Voltando a Roberto Dias, a demissão sumária e sem explicações de um diretor com cargo estratégico na Saúde deixou clara a pressão sofrida pelo governo. Ao mesmo tempo, o Planalto tenta identificar se há mais bombas de efeito retardado programadas para explodir no ministério. Zero Três se reuniu na última quarta com o ministro Marcelo Queiroga para saber detalhes do pente fino que está sendo feito nos contratos para aquisição de imunizantes. Wagner do Rosário, ministro da CGU, disse que apresentará suas conclusões no prazo de dez dias (foi dele quem partiu o parecer recomendando a suspensão do contrato com a Precisa).

Setores do governo avaliam que Arthur Lira estimulou o deputado Luiz Miranda a denunciar a suspeita de prevaricação de Bolsonaro à CPI para enfraquecer Barros, seu rival dentro do Progressistas. Apesar do lamaçal, o Planalto ainda não decidiu se afastará o deputado da liderança. A princípio, isso vai depender do depoimento dele à Comissão.
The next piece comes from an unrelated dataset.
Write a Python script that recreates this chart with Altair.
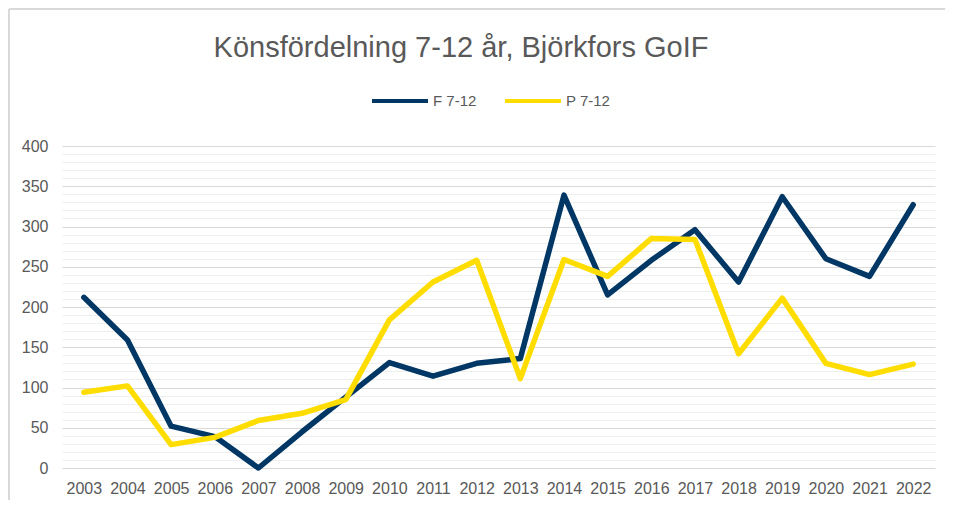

Se for bem e sobreviver, ele poderá continuar no cargo; se for mal, será rifado.

A decisão de dar ou não seguimento a pedidos de impeachment do presidente da República é do presidente da Câmara. Lira foi guindado ao posto por Bolsonaro, que até o momento não tem do que reclamar, como também não tem motivos de queixa do desembargador piauiense que promoveu a ministro do STF em outubro do ano passado, mas isso é outra conversa. Enquanto o líder do Centrão blindar o chefe, não haverá processo de impeachment — e ainda que assim não fosse, não haveria quórum para apear Bolsonaro da Presidência.

Para quem não se lembra de como funciona esse circo, a apresentação da denúncia do P.R. por crime de responsabilidade (no caso de crimes comuns, cabe ao PGR apresentar a denúncia e ao STF autorizar a abertura do processo) pode ser feita por qualquer cidadão brasileiro, mas a análise — ou seja, se a denúncia cumpre os requisitos previstos em lei — é prerrogativa exclusiva do presidente da Câmara (vejam quanto poder se concentra nas mãos de uma única pessoa). Caso a denúncia seja aceita, uma Comissão Especial (constituída por representantes de todos os partidos) é formada e incumbida de analisar o caso.

A partir de então o acusado tem o prazo de dez dias para apresentar sua defesa (note que a Comissão pode determinar a realização de outras diligências para esclarecer melhor a denúncia, como ouvir testemunhas, por exemplo). Ao final, se o parecer for favorável, a instauração do processo só se dará se 342 deputados (maioria de 2/3) votarem a favor. Atingido esse quórum, a denúncia é enviada ao Senado e analisada à luz da admissibilidade da acusação. Nessa etapa, porém, o Senado apenas autoriza ou não o prosseguimento do processo (por maioria simples, ou seja, 41 votos se todos os 81 senadores participarem da sessão). 

A essa altura o mandatário acusado passa a ser considerado réu e é afastado do cargo por 180 dias ou até o final do processo, o que ocorrer primeiro. O julgamento também final fica a cargo dos senadores. Para que haja condenação, é preciso que mais de 2/3 do plenário vote nesse sentido — ou seja, mais de 54 dos 81 senadores. Caso o quórum seja alcançado, o presidente afastado perde o cargo definitivamente e é inabilitado (ou seja, tem os direitos políticos cassados) pelo período de oito anos.